Exactly retype the lines from the top of the data through the line containing "from matplotlib.patches import Patch", leaving out every picture.

• Raw data:
--------------------------------------------------

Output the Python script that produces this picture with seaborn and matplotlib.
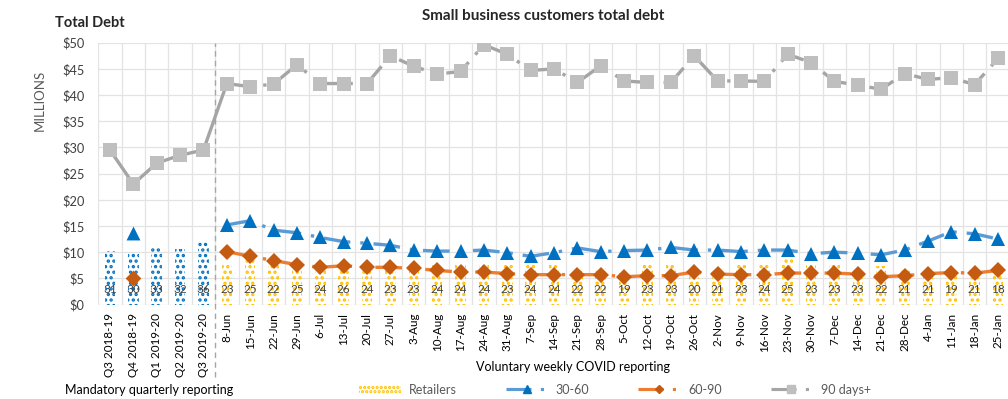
import numpy as np
import pandas as pd
import matplotlib
matplotlib.use("Agg")
import matplotlib.pyplot as plt
import seaborn as sns
from matplotlib.lines import Line2D
from matplotlib.patches import Patch

# ---------------- data ----------------
quarters = ["Q3 2018-19", "Q4 2018-19", "Q1 2019-20", "Q2 2019-20", "Q3 2019-20"]
weeks = ["8-Jun", "15-Jun", "22-Jun", "29-Jun", "6-Jul", "13-Jul", "20-Jul", "27-Jul",
         "3-Aug", "10-Aug", "17-Aug", "24-Aug", "31-Aug", "7-Sep", "14-Sep", "21-Sep",
         "28-Sep", "5-Oct", "12-Oct", "19-Oct", "26-Oct", "2-Nov", "9-Nov", "16-Nov",
         "23-Nov", "30-Nov", "7-Dec", "14-Dec", "21-Dec", "28-Dec", "4-Jan", "11-Jan",
         "18-Jan", "25-Jan"]

quarter_retailers = [10.3, 10.0, 11.0, 10.6, 11.9]
quarter_counts = [31, 30, 33, 32, 36]
quarter_90plus = [29.5, 23.0, 27.0, 28.5, 29.5]
q4_30_60 = 13.6
q4_60_90 = 5.0

week_retailers = [7.7, 9.5, 8.3, 7.0, 6.6, 7.2, 7.6, 7.4, 6.6, 8.0, 7.8, 7.8, 7.5, 7.9,
                  8.0, 6.8, 7.0, 6.0, 7.6, 7.7, 6.6, 6.8, 7.6, 8.0, 8.7, 7.6, 7.6, 6.8,
                  7.3, 6.8, 6.3, 6.5, 6.8, 6.5]
week_counts = [23, 25, 22, 25, 24, 26, 24, 23, 23, 24, 24, 24, 23, 24, 24, 22, 22, 19,
               23, 23, 20, 21, 23, 24, 25, 23, 23, 23, 22, 21, 21, 19, 21, 18]
week_30_60 = [15.2, 16.0, 14.2, 13.7, 12.8, 12.0, 11.7, 11.3, 10.4, 10.2, 10.2, 10.4,
              9.9, 9.2, 9.9, 10.8, 10.1, 10.3, 10.4, 10.9, 10.4, 10.4, 10.1, 10.4, 10.4,
              9.7, 10.0, 9.8, 9.5, 10.4, 12.1, 13.9, 13.5, 12.5]
week_60_90 = [10.1, 9.2, 8.4, 7.6, 7.1, 7.4, 7.1, 7.1, 6.9, 6.5, 6.2, 6.2, 5.9, 5.7,
              5.7, 5.7, 5.7, 5.3, 5.5, 5.5, 6.2, 5.8, 5.7, 5.7, 6.0, 6.0, 6.0, 5.8, 5.3,
              5.5, 5.9, 6.1, 6.0, 6.5]
week_90plus = [42.2, 41.6, 42.1, 45.8, 42.2, 42.2, 42.2, 47.5, 45.5, 44.0, 44.5, 49.6,
               47.8, 44.7, 45.0, 42.4, 45.6, 42.7, 42.4, 42.4, 47.5, 42.7, 42.7, 42.6,
               47.8, 46.2, 42.6, 41.9, 41.1, 44.1, 43.0, 43.3, 42.0, 47.0]

categories = quarters + weeks

# ---------------- style ----------------
sns.set_style("white")
plt.rcParams["font.family"] = ["Lato", "DejaVu Sans"]
plt.rcParams["hatch.linewidth"] = 1.6

C_YEL = "#FFC000"
C_QBLUE = "#0070C0"
C_BLUE_M = "#0070C0"
C_BLUE_L = "#5B9BD5"
C_OR_M = "#C55A11"
C_OR_L = "#ED7D31"
C_GR_M = "#BFBFBF"
C_GR_L = "#A5A5A5"
TXT = "#404040"

fig = plt.figure(figsize=(10.08, 3.99), dpi=100)
ax = fig.add_axes([98.3 / 1008, 1 - 304.5 / 399, 911.4 / 1008, 261.8 / 399])

nq = len(quarters)
xq = np.arange(nq)
xw = np.arange(nq, nq + len(weeks))

dq = pd.DataFrame({"cat": quarters, "val": quarter_retailers})
dw = pd.DataFrame({"cat": weeks, "val": week_retailers})

sns.barplot(data=dq, x="cat", y="val", order=categories, width=0.45, ax=ax,
            color="white", edgecolor=C_QBLUE, linewidth=0, hatch="...", zorder=2)
sns.barplot(data=dw, x="cat", y="val", order=categories, width=0.45, ax=ax,
            color="white", edgecolor=C_YEL, linewidth=0, hatch="...", zorder=2)
for p in ax.patches:
    p.set_facecolor("none")

DASH = (8, 3, 1, 3)

# 90 days+ quarterly (solid, connects to first week)
sns.lineplot(x=list(xq) + [xw[0]], y=quarter_90plus + [week_90plus[0]], ax=ax,
             color=C_GR_L, lw=2.4, marker="s", markersize=9.5,
             markerfacecolor=C_GR_M, markeredgecolor=C_GR_M, markeredgewidth=0,
             legend=False, zorder=4)
# weekly lines
specs = [
    (week_90plus, C_GR_L, C_GR_M, "s", 9.5),
    (week_30_60, C_BLUE_L, C_BLUE_M, "^", 10),
    (week_60_90, C_OR_L, C_OR_M, "D", 8),
]
for vals, lc, mc, mk, ms in specs:
    sns.lineplot(x=xw, y=vals, ax=ax, color=lc, lw=2.4, marker=mk, markersize=ms,
                 markerfacecolor=mc, markeredgecolor=mc, markeredgewidth=0,
                 legend=False, zorder=4)
    ax.lines[-1].set_dashes(DASH)

# quarterly single points for 30-60 / 60-90
sns.scatterplot(x=[xq[1]], y=[q4_30_60], ax=ax, marker="^", s=100, color=C_BLUE_M,
                linewidth=0, zorder=5, legend=False)
sns.scatterplot(x=[xq[1]], y=[q4_60_90], ax=ax, marker="D", s=64, color=C_OR_M,
                linewidth=0, zorder=5, legend=False)

# bar count labels
for i, c in enumerate(quarter_counts + week_counts):
    ax.text(i, 2.9, str(c), ha="center", va="center", fontsize=8.5, color=TXT, zorder=6)

# axes formatting
ax.set_xlim(-0.5, len(categories) - 0.5)
ax.set_ylim(0, 50)
ax.set_yticks(np.arange(0, 51, 5))
ax.set_yticklabels([f"${v}" for v in range(0, 51, 5)], fontsize=9.2, color=TXT)
ax.set_xticks(np.arange(len(categories)))
ax.set_xticklabels(categories, rotation=90, fontsize=8.4, color="black")
ax.tick_params(axis="both", length=0)
ax.tick_params(axis="x", pad=6)
ax.tick_params(axis="y", pad=10)
ax.set_xticks(np.arange(len(categories) + 1) - 0.5, minor=True)
ax.tick_params(axis="x", which="minor", length=0)
ax.grid(False)
ax.grid(axis="y", which="major", color="#E3E3E3", lw=0.9, zorder=0)
ax.grid(axis="x", which="minor", color="#E3E3E3", lw=0.9, zorder=0)
ax.set_axisbelow(True)
for s in ax.spines.values():
    s.set_visible(False)
ax.set_xlabel("")
ax.set_ylabel("MILLIONS", fontsize=9.5, color="#595959")
ax.yaxis.set_label_coords(-0.058, 0.78)

# separator
ax.axvline(nq - 0.5, ymin=-0.277, ymax=1.0, color="#A6A6A6", lw=1, dashes=(4, 3),
           clip_on=False, zorder=3)

# texts
fig.text(543.6 / 1008, 1 - 16 / 399, "Small business customers total debt",
         ha="center", va="center", fontsize=11, fontweight="bold")
fig.text(55 / 1008, 1 - 23 / 399, "Total Debt", ha="left", va="center",
         fontsize=10.5, fontweight="bold")
fig.text(573 / 1008, 1 - 367 / 399, "Voluntary weekly COVID reporting",
         ha="center", va="center", fontsize=9, color="black")
fig.text(65 / 1008, 1 - 390 / 399, "Mandatory quarterly reporting",
         ha="left", va="center", fontsize=9, color="black")

handles = [
    Patch(facecolor="none", edgecolor=C_YEL, hatch="....", lw=0, label="Retailers"),
    Line2D([], [], color=C_BLUE_L, lw=2.25, dashes=DASH, marker="^", markersize=5.5,
           markerfacecolor=C_BLUE_M, markeredgecolor=C_BLUE_M, label="30-60"),
    Line2D([], [], color=C_OR_L, lw=2.25, dashes=DASH, marker="D", markersize=4.5,
           markerfacecolor=C_OR_M, markeredgecolor=C_OR_M, label="60-90"),
    Line2D([], [], color=C_GR_L, lw=2.25, dashes=DASH, marker="s", markersize=5.5,
           markerfacecolor=C_GR_M, markeredgecolor=C_GR_M, label="90 days+"),
]
leg = fig.legend(handles=handles, loc="center", bbox_to_anchor=(615 / 1008, 1 - 390 / 399),
                 ncol=4, frameon=False, fontsize=9, handlelength=3.3, handleheight=0.8,
                 columnspacing=3.9, handletextpad=0.7)
for t in leg.get_texts():
    t.set_color("#595959")

fig.savefig("out.png", dpi=100)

--------------------------------------------------

• Written reply:
Output the Python script that produces this picture with seaborn and matplotlib.
import numpy as np
import pandas as pd
import matplotlib
matplotlib.use("Agg")
import matplotlib.pyplot as plt
import seaborn as sns
from matplotlib.lines import Line2D
from matplotlib.patches import Patch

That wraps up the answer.